> **Task brief**:
The data below should be printed in full, exactly, and without any of its images.

(begin)

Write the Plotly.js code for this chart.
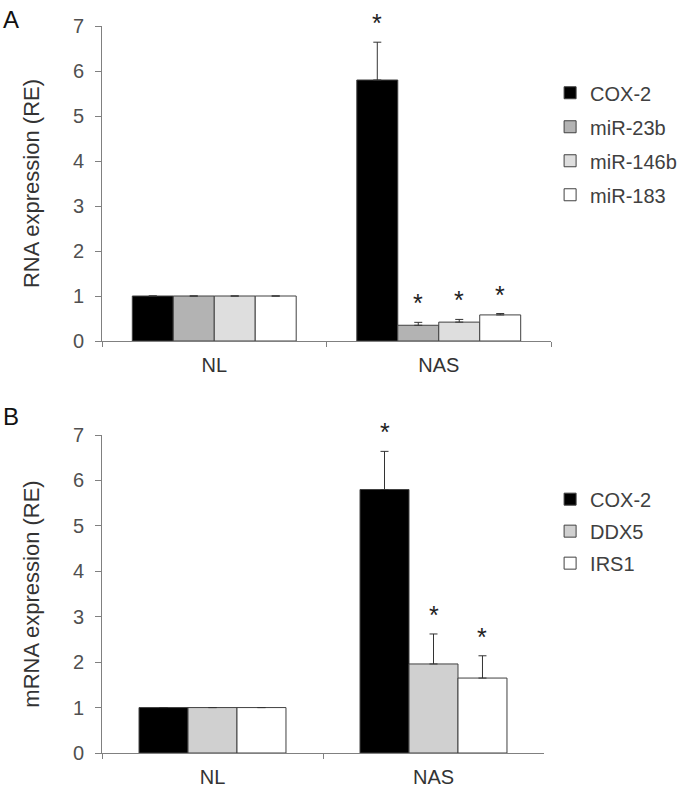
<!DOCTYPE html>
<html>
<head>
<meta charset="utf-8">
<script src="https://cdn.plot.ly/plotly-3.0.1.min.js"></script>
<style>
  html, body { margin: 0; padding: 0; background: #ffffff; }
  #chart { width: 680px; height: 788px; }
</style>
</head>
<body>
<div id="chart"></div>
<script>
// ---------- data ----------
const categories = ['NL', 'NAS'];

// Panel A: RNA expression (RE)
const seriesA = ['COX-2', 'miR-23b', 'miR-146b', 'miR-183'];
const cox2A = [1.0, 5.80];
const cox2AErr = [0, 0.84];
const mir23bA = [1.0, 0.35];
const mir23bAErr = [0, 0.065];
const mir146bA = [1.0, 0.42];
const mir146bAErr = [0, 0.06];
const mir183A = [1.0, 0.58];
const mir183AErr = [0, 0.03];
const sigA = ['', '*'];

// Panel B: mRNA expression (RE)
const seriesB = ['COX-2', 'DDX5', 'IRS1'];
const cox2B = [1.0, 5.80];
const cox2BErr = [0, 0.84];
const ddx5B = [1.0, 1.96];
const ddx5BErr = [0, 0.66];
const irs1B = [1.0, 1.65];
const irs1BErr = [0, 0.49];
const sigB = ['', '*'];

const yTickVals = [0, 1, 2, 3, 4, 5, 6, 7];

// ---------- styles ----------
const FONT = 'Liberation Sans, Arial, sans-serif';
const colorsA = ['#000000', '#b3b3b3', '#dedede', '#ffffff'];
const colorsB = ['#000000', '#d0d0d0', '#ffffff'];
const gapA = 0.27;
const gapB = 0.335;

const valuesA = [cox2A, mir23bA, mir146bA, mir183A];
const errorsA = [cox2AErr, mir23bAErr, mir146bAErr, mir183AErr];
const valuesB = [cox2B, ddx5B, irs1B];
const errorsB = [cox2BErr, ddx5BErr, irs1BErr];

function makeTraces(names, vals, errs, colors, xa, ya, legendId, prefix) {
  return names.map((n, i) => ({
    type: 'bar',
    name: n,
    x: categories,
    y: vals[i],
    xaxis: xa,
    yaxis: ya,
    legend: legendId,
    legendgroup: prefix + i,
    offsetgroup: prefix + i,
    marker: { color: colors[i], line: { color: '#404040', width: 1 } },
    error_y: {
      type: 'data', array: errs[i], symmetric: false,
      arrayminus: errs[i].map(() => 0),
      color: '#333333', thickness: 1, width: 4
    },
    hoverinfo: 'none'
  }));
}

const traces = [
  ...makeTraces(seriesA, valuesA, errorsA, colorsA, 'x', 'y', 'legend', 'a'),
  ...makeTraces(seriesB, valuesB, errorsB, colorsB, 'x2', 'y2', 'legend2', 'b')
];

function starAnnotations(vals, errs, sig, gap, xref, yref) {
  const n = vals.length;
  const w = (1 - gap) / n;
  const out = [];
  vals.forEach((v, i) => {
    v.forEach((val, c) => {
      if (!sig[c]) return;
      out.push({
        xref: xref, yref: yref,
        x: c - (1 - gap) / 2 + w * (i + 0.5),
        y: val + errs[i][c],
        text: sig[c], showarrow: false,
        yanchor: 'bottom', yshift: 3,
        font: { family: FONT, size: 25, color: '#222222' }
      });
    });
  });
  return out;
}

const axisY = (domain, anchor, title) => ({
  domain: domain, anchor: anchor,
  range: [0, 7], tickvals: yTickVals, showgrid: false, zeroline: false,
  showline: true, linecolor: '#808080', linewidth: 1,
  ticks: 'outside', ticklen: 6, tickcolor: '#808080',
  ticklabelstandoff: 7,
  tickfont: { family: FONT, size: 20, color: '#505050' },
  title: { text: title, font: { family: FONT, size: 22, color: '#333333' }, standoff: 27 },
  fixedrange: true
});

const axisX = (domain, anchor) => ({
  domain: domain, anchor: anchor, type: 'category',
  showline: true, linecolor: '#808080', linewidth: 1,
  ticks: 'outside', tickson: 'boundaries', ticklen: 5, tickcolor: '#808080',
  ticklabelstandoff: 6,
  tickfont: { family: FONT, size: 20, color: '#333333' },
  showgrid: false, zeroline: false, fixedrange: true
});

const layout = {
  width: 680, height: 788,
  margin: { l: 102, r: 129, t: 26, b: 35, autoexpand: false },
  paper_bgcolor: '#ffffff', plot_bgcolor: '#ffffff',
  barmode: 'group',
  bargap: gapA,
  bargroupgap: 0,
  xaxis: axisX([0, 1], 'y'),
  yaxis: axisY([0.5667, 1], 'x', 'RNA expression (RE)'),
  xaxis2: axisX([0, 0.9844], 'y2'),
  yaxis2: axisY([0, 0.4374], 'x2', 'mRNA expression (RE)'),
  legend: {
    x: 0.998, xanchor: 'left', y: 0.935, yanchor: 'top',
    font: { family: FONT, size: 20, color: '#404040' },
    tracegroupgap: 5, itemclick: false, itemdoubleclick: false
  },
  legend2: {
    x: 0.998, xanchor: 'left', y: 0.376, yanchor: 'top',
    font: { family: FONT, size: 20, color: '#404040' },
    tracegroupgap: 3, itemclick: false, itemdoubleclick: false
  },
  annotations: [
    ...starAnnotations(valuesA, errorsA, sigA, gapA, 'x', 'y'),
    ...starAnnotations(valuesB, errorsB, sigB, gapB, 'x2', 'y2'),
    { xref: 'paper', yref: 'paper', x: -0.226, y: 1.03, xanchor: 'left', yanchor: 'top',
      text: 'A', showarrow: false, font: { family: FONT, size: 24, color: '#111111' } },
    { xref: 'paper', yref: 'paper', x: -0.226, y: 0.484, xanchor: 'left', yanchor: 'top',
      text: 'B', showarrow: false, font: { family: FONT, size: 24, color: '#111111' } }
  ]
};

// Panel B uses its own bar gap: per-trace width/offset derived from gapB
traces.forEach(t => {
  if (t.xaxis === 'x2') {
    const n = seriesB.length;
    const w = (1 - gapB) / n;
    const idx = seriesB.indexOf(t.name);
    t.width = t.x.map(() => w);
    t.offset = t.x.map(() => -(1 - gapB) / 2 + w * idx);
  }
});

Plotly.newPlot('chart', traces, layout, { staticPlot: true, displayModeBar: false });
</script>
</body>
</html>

(end)

> **Task result**:
Write the Plotly.js code for this chart.
<!DOCTYPE html>
<html>
<head>
<meta charset="utf-8">
<script src="https://cdn.plot.ly/plotly-3.0.1.min.js"></script>
<style>
  html, body { margin: 0; padding: 0; background: #ffffff; }
  #chart { width: 680px; height: 788px; }
</style>
</head>
<body>
<div id="chart"></div>
<script>
// ---------- data ----------
const categories = ['NL', 'NAS'];

// Panel A: RNA expression (RE)
const seriesA = ['COX-2', 'miR-23b', 'miR-146b', 'miR-183'];
const cox2A = [1.0, 5.80];
const cox2AErr = [0, 0.84];
const mir23bA = [1.0, 0.35];
const mir23bAErr = [0, 0.065];
const mir146bA = [1.0, 0.42];
const mir146bAErr = [0, 0.06];
const mir183A = [1.0, 0.58];
const mir183AErr = [0, 0.03];
const sigA = ['', '*'];

// Panel B: mRNA expression (RE)
const seriesB = ['COX-2', 'DDX5', 'IRS1'];
const cox2B = [1.0, 5.80];
const cox2BErr = [0, 0.84];
const ddx5B = [1.0, 1.96];
const ddx5BErr = [0, 0.66];
const irs1B = [1.0, 1.65];
const irs1BErr = [0, 0.49];
const sigB = ['', '*'];

const yTickVals = [0, 1, 2, 3, 4, 5, 6, 7];

// ---------- styles ----------
const FONT = 'Liberation Sans, Arial, sans-serif';
const colorsA = ['#000000', '#b3b3b3', '#dedede', '#ffffff'];
const colorsB = ['#000000', '#d0d0d0', '#ffffff'];
const gapA = 0.27;
const gapB = 0.335;

const valuesA = [cox2A, mir23bA, mir146bA, mir183A];
const errorsA = [cox2AErr, mir23bAErr, mir146bAErr, mir183AErr];
const valuesB = [cox2B, ddx5B, irs1B];
const errorsB = [cox2BErr, ddx5BErr, irs1BErr];

function makeTraces(names, vals, errs, colors, xa, ya, legendId, prefix) {
  return names.map((n, i) => ({
    type: 'bar',
    name: n,
    x: categories,
    y: vals[i],
    xaxis: xa,
    yaxis: ya,
    legend: legendId,
    legendgroup: prefix + i,
    offsetgroup: prefix + i,
    marker: { color: colors[i], line: { color: '#404040', width: 1 } },
    error_y: {
      type: 'data', array: errs[i], symmetric: false,
      arrayminus: errs[i].map(() => 0),
      color: '#333333', thickness: 1, width: 4
    },
    hoverinfo: 'none'
  }));
}

const traces = [
  ...makeTraces(seriesA, valuesA, errorsA, colorsA, 'x', 'y', 'legend', 'a'),
  ...makeTraces(seriesB, valuesB, errorsB, colorsB, 'x2', 'y2', 'legend2', 'b')
];

function starAnnotations(vals, errs, sig, gap, xref, yref) {
  const n = vals.length;
  const w = (1 - gap) / n;
  const out = [];
  vals.forEach((v, i) => {
    v.forEach((val, c) => {
      if (!sig[c]) return;
      out.push({
        xref: xref, yref: yref,
        x: c - (1 - gap) / 2 + w * (i + 0.5),
        y: val + errs[i][c],
        text: sig[c], showarrow: false,
        yanchor: 'bottom', yshift: 3,
        font: { family: FONT, size: 25, color: '#222222' }
      });
    });
  });
  return out;
}

const axisY = (domain, anchor, title) => ({
  domain: domain, anchor: anchor,
  range: [0, 7], tickvals: yTickVals, showgrid: false, zeroline: false,
  showline: true, linecolor: '#808080', linewidth: 1,
  ticks: 'outside', ticklen: 6, tickcolor: '#808080',
  ticklabelstandoff: 7,
  tickfont: { family: FONT, size: 20, color: '#505050' },
  title: { text: title, font: { family: FONT, size: 22, color: '#333333' }, standoff: 27 },
  fixedrange: true
});

const axisX = (domain, anchor) => ({
  domain: domain, anchor: anchor, type: 'category',
  showline: true, linecolor: '#808080', linewidth: 1,
  ticks: 'outside', tickson: 'boundaries', ticklen: 5, tickcolor: '#808080',
  ticklabelstandoff: 6,
  tickfont: { family: FONT, size: 20, color: '#333333' },
  showgrid: false, zeroline: false, fixedrange: true
});

const layout = {
  width: 680, height: 788,
  margin: { l: 102, r: 129, t: 26, b: 35, autoexpand: false },
  paper_bgcolor: '#ffffff', plot_bgcolor: '#ffffff',
  barmode: 'group',
  bargap: gapA,
  bargroupgap: 0,
  xaxis: axisX([0, 1], 'y'),
  yaxis: axisY([0.5667, 1], 'x', 'RNA expression (RE)'),
  xaxis2: axisX([0, 0.9844], 'y2'),
  yaxis2: axisY([0, 0.4374], 'x2', 'mRNA expression (RE)'),
  legend: {
    x: 0.998, xanchor: 'left', y: 0.935, yanchor: 'top',
    font: { family: FONT, size: 20, color: '#404040' },
    tracegroupgap: 5, itemclick: false, itemdoubleclick: false
  },
  legend2: {
    x: 0.998, xanchor: 'left', y: 0.376, yanchor: 'top',
    font: { family: FONT, size: 20, color: '#404040' },
    tracegroupgap: 3, itemclick: false, itemdoubleclick: false
  },
  annotations: [
    ...starAnnotations(valuesA, errorsA, sigA, gapA, 'x', 'y'),
    ...starAnnotations(valuesB, errorsB, sigB, gapB, 'x2', 'y2'),
    { xref: 'paper', yref: 'paper', x: -0.226, y: 1.03, xanchor: 'left', yanchor: 'top',
      text: 'A', showarrow: false, font: { family: FONT, size: 24, color: '#111111' } },
    { xref: 'paper', yref: 'paper', x: -0.226, y: 0.484, xanchor: 'left', yanchor: 'top',
      text: 'B', showarrow: false, font: { family: FONT, size: 24, color: '#111111' } }
  ]
};

// Panel B uses its own bar gap: per-trace width/offset derived from gapB
traces.forEach(t => {
  if (t.xaxis === 'x2') {
    const n = seriesB.length;
    const w = (1 - gapB) / n;
    const idx = seriesB.indexOf(t.name);
    t.width = t.x.map(() => w);
    t.offset = t.x.map(() => -(1 - gapB) / 2 + w * idx);
  }
});

Plotly.newPlot('chart', traces, layout, { staticPlot: true, displayModeBar: false });
</script>
</body>
</html>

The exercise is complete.